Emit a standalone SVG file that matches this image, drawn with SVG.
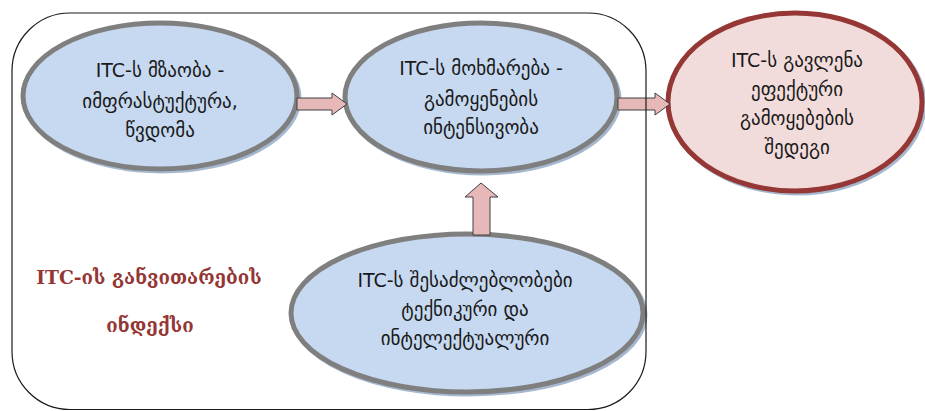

----

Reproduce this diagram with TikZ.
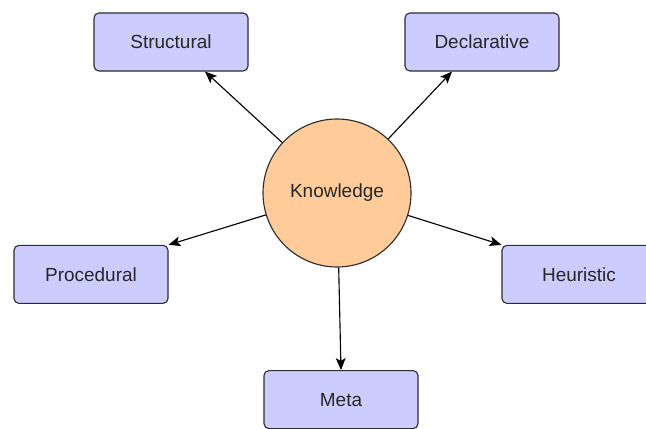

----

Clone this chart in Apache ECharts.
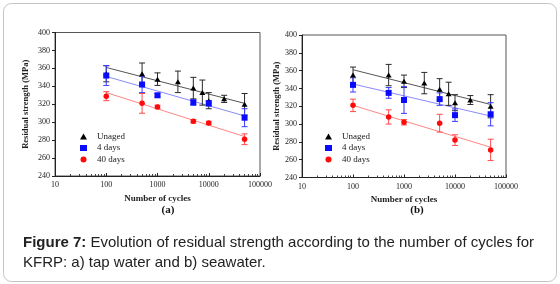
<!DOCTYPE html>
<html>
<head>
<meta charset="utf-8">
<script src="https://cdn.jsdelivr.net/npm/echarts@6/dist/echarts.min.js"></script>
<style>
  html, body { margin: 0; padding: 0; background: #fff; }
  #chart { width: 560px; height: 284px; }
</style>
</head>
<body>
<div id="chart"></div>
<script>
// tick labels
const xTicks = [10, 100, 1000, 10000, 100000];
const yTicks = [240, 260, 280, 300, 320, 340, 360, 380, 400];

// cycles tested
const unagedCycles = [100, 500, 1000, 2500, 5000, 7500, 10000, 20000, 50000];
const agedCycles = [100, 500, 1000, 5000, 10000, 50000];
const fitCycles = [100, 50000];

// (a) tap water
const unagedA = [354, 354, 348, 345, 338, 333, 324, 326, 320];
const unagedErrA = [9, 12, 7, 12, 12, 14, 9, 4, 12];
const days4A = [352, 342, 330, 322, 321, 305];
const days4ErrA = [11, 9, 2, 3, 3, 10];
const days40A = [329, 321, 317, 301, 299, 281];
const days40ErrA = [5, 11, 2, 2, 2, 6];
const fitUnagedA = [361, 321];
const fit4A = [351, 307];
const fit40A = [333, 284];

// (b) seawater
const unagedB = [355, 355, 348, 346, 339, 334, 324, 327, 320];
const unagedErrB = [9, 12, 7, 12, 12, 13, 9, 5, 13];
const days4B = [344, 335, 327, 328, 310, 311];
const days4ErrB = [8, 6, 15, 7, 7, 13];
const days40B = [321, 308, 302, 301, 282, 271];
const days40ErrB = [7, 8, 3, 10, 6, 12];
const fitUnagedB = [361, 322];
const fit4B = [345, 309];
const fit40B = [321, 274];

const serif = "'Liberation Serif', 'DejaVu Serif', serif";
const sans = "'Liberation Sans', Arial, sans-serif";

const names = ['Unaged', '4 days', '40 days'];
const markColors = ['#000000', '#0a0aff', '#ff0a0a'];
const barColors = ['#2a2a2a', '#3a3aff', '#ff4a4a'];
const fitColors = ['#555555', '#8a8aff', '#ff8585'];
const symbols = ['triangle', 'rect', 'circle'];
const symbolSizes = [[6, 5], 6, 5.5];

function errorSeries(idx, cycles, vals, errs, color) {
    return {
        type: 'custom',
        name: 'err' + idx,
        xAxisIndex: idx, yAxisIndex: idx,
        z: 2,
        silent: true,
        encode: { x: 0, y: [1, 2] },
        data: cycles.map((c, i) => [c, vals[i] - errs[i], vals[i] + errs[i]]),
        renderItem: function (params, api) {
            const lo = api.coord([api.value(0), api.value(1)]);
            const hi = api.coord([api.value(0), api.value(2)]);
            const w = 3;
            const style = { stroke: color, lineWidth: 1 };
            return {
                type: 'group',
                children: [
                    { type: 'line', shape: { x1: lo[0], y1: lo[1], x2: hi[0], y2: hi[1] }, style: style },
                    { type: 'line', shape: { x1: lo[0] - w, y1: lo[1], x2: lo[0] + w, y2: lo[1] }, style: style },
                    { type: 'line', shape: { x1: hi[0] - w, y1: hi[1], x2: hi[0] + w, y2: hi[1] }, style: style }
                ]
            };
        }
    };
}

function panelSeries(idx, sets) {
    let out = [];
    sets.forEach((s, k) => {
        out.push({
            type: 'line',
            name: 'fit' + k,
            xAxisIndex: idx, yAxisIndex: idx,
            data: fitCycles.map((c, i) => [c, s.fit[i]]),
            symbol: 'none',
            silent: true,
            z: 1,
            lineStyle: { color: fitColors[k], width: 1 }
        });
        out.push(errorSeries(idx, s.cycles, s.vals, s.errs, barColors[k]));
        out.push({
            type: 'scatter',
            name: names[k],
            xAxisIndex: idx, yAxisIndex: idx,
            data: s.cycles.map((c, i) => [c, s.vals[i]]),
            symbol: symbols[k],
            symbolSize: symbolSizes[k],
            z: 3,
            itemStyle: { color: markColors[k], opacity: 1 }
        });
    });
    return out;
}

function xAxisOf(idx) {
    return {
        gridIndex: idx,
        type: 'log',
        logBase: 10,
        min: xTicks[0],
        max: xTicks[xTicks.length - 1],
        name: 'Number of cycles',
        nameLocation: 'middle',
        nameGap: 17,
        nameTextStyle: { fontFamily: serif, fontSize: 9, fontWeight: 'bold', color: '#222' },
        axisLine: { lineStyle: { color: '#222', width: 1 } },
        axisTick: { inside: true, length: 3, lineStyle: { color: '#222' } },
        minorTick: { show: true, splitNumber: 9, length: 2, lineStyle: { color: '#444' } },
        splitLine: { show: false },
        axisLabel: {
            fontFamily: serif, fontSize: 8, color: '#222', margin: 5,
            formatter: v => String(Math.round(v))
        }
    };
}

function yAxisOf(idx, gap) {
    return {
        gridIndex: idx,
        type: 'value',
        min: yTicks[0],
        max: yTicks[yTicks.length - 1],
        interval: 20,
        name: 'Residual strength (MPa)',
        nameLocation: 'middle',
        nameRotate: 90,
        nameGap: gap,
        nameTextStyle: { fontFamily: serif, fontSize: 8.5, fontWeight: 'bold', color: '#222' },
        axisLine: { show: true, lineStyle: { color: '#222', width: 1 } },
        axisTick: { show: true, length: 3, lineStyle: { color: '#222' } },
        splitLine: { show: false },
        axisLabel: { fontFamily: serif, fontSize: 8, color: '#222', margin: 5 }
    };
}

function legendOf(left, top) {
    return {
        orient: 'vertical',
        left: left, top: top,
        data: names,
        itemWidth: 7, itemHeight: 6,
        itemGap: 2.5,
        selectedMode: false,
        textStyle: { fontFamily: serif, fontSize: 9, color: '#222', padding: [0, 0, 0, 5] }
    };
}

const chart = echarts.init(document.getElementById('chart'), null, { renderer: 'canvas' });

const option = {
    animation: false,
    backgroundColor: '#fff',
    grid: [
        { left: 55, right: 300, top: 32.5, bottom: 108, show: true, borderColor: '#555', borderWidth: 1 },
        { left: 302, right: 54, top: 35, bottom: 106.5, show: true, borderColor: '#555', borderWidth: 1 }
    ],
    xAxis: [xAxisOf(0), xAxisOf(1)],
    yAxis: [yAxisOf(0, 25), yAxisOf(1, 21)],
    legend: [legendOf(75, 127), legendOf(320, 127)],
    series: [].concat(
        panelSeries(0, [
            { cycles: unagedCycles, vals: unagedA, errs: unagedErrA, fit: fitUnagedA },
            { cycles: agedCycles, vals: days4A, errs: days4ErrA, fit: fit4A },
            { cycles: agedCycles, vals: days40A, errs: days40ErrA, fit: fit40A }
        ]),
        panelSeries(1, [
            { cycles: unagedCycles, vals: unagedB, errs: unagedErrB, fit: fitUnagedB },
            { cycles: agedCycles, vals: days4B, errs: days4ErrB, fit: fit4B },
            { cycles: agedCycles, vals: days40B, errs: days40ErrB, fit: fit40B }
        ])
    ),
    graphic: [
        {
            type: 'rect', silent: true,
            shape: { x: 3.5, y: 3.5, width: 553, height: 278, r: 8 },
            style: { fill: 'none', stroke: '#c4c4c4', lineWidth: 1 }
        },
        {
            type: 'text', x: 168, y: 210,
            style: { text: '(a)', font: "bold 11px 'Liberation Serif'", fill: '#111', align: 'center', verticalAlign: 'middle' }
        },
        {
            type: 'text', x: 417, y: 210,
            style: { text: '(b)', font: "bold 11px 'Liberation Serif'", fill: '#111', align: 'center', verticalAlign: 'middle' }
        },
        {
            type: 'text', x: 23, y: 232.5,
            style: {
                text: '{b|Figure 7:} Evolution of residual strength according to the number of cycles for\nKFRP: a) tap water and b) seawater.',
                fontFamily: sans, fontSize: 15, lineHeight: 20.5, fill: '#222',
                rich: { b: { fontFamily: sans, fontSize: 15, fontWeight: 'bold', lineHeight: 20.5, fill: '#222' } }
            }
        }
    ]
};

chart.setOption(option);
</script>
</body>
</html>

----

REQUIREMENT - Keep to the stretch from the line containing "Clone this chart in Apache ECharts." through the line containing "const fitCycles = [100, 50000];", both ends included, and copy it exactly from the listing above, minus the pictures.

PROBLEM SOLUTION -
Clone this chart in Apache ECharts.
<!DOCTYPE html>
<html>
<head>
<meta charset="utf-8">
<script src="https://cdn.jsdelivr.net/npm/echarts@6/dist/echarts.min.js"></script>
<style>
  html, body { margin: 0; padding: 0; background: #fff; }
  #chart { width: 560px; height: 284px; }
</style>
</head>
<body>
<div id="chart"></div>
<script>
// tick labels
const xTicks = [10, 100, 1000, 10000, 100000];
const yTicks = [240, 260, 280, 300, 320, 340, 360, 380, 400];

// cycles tested
const unagedCycles = [100, 500, 1000, 2500, 5000, 7500, 10000, 20000, 50000];
const agedCycles = [100, 500, 1000, 5000, 10000, 50000];
const fitCycles = [100, 50000];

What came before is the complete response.